Octobre 2012, mois des «procès de la honte» en Tunisie

Après un «septembre noir», marqué par des violences perpétrées par des groupes salafistes, et qui ont culminé avec l’attaque de l’ambassade américaine, voilà qu’octobre se profile comme le mois des «procès de la honte».

 Par Moez Ben Salem

 

En effet, tout le monde se rappelle d’un certain 2 octobre, date de l’ouverture au Tribunal de Tunis, d’un procès qui a ému la planète entière, celui d’une jeune femme victime un mois auparavant d’un viol collectif commis par des policiers et qui se retrouve elle-même poursuivie en justice pour outrage à la pudeur.

De la femme violée au professeur agressé

Ce jour là, les médias du monde entier se sont intéressés à la Tunisie. Nous aurions bien aimé que cet intérêt pour notre pays soit lié à une découverte scientifique majeure ou bien à l’obtention d’un prix Nobel par un(e) Tunisien(ne), mais ce n’était pas du tout le cas, bien au contraire, c’était un terrible sentiment d’injustice provoquant un profond dégoût qui faisait que notre pays fasse la une des journaux, y compris dans des pays fort lointains, comme l’Australie ou la Nouvelle Zélande!

Des niqabées veulent imposer leur loi à l'université.

 Des niqabées veulent imposer leur loi à l'université.

Trois semaines après, et plus précisément le 25 octobre, va s’ouvrir un nouveau procès, non moins scandaleux, celui du doyen de la Faculté des lettres de la Manouba, Habib Kazdaghli, accusé d’avoir agressé une étudiante niqabée de ladite Faculté.

Rappelons brièvement les faits: lors des graves troubles qui se sont produits l’an dernier dans cette faculté et dans un climat d’extrême tension lié au refus légitime de la part du doyen et du corps enseignant de ladite faculté d’autoriser des étudiantes en niqab de passer des examens, deux parmi ces étudiantes sont entrées de force dans le bureau du doyen pour se livrer à un véritable saccage, détériorant le mobilier, éparpillant les dossiers et se permettant même de bousculer le professeur Kazdaghli. L’une d’elle s’est permise ensuite de porter plainte contre ce dernier, prétendant qu’il l’aurait violentée!

Le même jour, le bureau du doyen a été également la cible de jets de pierre de la part de certaines personnes totalement étrangères à la faculté, l’une d’elles se permettant de bafouer le sentiment national des Tunisiens en profanant le drapeau national et en le remplaçant par la bannière noire des Salafistes.

Manifestation de soutien à la jeune femme violée et accusée d'atteinte aux moeurs.Manifestation de soutien à la jeune femme violée et accusée d'atteinte aux moeurs.

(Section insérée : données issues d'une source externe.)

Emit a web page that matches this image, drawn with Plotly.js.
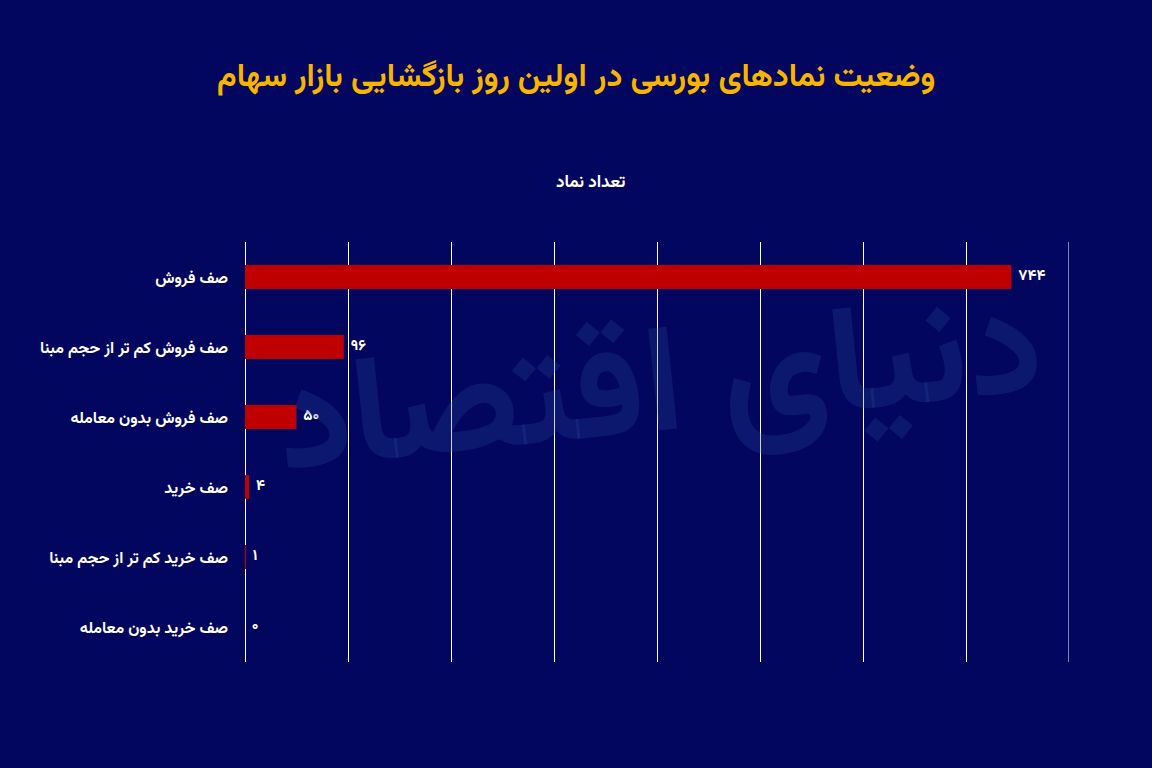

L’enceinte universitaire profanée

Dans un Etat de droit, ce serait plutôt les étudiantes entrées de force dans le bureau du doyen qui seraient poursuivies en justice. Malheureusement, les rôles, dans ce cas d’espèce, sont inversés et c’est M. Kazdaghli, qui se trouve poursuivi, alors que les deux étudiantes ne sont nullement inquiétées et que le profanateur du drapeau national est libre comme le vent.

Le «crime» de M. Kazdaghli: il refuse de s’inscrire dans un modèle de société contraire à la modernité, devenant ainsi le symbole de la résistance contre les exactions des Salafistes.

Une première audience s’est tenue, le 5 juillet dernier, au Tribunal de la Manouba. Contre toute attente, une peine incroyablement lourde de 5 années de prison a été requise contre M. Kazdaghli, suscitant une vive réaction de la société civile tunisienne mais également de certaines instances internationales qui y ont vu un véritable procès politique.

Nadia Jelassi pose devant son oeuvre incriminée.

Nadia Jelassi pose devant son oeuvre incriminée.

Ce procès, qui s’ouvre à nouveau le 25 octobre, sera un grand test pour la justice tunisienne: nous sauront alors si elle est libre et débarrassée de la tutelle du ministère de la Justice ou si elle demeurée inféodée au pouvoir exécutif, comme au temps du dictateur déchu!